───── Dataset content ─────

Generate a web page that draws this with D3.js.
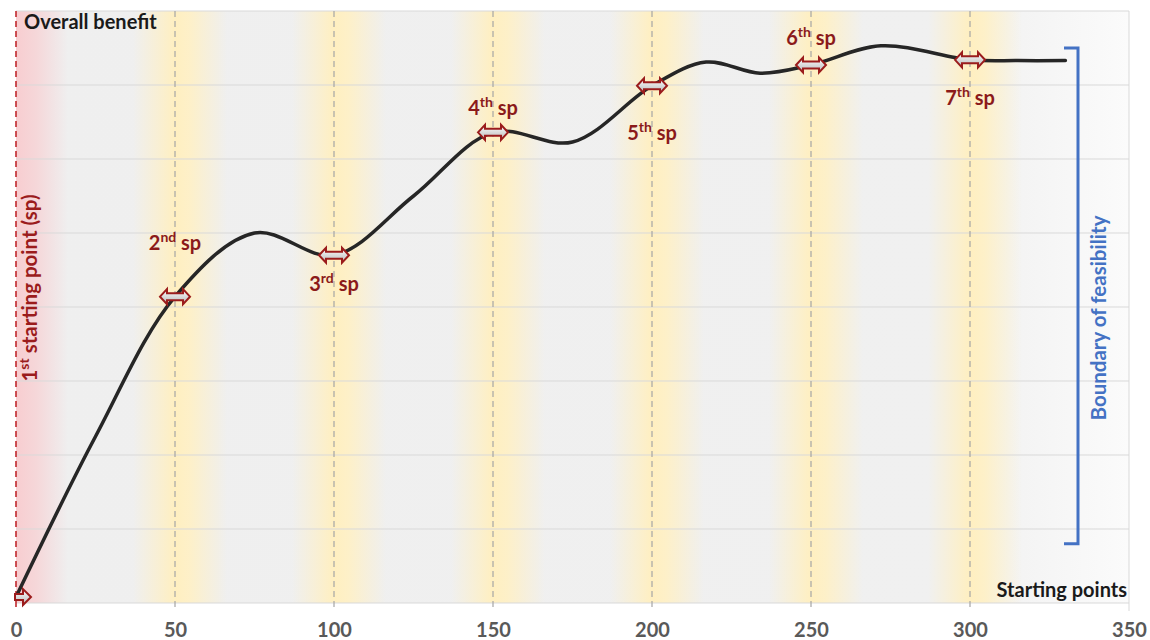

─────
───── Dataset content ─────

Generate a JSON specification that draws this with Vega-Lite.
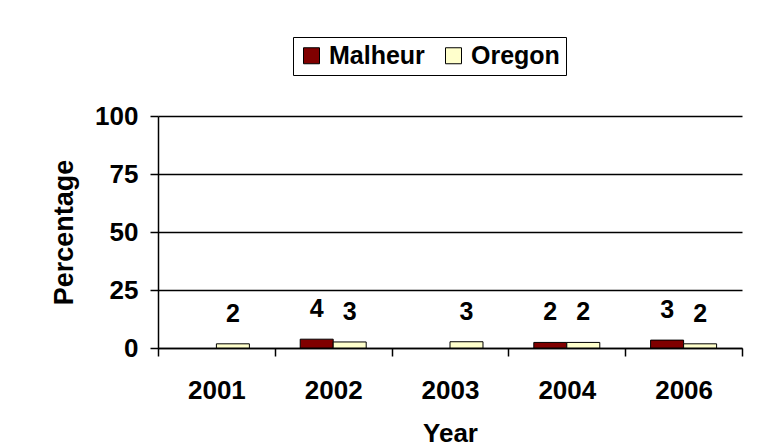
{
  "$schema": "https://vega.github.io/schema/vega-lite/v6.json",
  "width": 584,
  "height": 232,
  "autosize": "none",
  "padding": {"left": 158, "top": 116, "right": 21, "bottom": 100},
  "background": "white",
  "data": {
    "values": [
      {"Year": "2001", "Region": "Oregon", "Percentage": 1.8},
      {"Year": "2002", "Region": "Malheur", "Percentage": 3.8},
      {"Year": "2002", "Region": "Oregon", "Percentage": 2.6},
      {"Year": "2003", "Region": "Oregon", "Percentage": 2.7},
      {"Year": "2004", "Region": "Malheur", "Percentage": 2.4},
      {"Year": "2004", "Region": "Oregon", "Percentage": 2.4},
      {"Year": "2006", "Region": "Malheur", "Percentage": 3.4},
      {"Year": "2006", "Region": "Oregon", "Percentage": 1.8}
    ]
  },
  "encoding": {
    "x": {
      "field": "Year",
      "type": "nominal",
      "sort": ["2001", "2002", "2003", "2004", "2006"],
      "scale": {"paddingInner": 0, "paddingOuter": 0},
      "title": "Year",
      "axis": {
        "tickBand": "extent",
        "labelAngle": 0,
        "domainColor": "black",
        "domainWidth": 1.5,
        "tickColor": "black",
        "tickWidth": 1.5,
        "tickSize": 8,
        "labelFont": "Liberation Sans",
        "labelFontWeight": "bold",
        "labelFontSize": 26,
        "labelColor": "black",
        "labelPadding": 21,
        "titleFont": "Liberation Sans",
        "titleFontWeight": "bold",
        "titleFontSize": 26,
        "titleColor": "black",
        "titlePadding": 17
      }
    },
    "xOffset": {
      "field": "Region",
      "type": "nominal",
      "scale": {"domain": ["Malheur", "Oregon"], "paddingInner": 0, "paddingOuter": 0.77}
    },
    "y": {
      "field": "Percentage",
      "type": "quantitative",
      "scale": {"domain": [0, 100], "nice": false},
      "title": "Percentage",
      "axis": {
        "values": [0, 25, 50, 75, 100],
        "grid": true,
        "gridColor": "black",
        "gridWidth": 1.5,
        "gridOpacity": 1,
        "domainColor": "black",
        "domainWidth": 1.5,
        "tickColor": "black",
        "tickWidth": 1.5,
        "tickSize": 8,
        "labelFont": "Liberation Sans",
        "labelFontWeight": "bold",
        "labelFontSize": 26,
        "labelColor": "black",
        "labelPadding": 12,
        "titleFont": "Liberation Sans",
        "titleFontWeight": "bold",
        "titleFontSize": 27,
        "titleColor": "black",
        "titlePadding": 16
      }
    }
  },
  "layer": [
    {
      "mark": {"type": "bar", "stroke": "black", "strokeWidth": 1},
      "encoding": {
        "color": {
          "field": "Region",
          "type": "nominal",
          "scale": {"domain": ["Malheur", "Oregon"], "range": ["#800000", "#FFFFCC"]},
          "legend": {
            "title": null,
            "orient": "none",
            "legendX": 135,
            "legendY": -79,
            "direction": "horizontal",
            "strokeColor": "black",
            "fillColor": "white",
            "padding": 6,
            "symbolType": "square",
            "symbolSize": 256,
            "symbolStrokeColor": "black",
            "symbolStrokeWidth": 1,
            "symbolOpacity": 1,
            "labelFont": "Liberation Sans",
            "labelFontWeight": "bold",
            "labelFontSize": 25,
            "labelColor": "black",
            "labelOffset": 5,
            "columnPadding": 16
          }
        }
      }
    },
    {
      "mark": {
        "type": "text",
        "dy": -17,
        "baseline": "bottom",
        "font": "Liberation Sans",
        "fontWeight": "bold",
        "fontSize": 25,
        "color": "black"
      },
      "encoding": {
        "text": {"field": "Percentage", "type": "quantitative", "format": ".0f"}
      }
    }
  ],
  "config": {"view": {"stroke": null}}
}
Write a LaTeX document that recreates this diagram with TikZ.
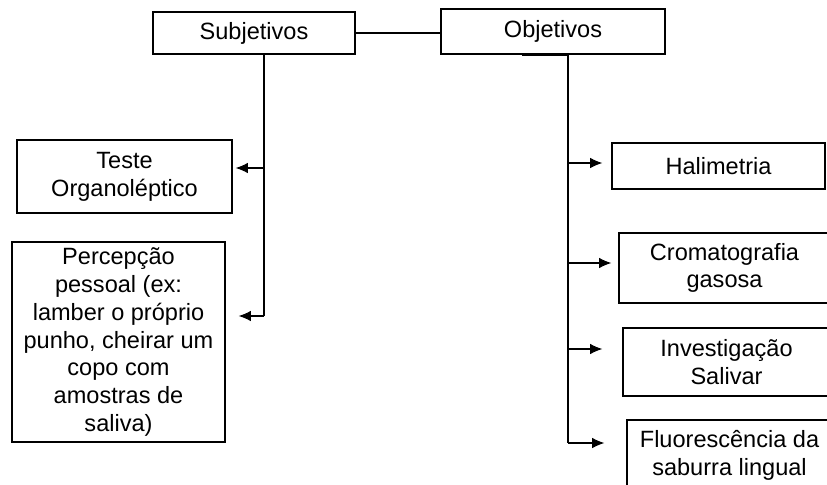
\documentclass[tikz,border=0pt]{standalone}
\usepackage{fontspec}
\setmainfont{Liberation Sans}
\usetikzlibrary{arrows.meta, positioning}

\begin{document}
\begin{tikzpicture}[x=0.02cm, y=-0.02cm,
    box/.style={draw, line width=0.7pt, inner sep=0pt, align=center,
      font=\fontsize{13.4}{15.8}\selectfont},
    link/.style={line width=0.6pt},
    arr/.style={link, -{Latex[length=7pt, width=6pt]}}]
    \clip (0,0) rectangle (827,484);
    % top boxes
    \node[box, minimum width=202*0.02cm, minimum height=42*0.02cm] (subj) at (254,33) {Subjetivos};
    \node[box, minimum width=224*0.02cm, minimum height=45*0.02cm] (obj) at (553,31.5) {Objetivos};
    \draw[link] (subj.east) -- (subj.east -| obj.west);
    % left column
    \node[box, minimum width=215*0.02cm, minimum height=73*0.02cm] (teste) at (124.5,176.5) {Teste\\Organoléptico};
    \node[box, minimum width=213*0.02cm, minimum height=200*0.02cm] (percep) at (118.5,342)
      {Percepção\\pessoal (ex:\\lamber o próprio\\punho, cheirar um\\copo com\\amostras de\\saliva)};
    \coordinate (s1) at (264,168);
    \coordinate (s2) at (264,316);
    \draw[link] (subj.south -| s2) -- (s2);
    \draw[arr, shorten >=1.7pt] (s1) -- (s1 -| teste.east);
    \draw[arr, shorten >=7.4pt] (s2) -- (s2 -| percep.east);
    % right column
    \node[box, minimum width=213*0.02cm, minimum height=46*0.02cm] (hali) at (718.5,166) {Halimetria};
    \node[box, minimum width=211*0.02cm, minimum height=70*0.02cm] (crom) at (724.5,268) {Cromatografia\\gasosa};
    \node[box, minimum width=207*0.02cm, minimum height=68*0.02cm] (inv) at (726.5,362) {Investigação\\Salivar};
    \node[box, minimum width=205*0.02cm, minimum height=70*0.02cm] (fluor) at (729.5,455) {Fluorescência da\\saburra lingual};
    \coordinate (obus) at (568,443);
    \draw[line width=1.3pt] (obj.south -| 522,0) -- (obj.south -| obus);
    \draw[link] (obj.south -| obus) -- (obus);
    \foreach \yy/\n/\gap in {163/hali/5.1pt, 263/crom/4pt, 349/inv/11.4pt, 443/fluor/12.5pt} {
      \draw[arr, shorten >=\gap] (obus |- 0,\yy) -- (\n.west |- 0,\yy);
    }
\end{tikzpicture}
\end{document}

─────

◆ Task requirements
Say, as a bare number, how many lines in the entries above include the string "draws".

◆ Expected output
2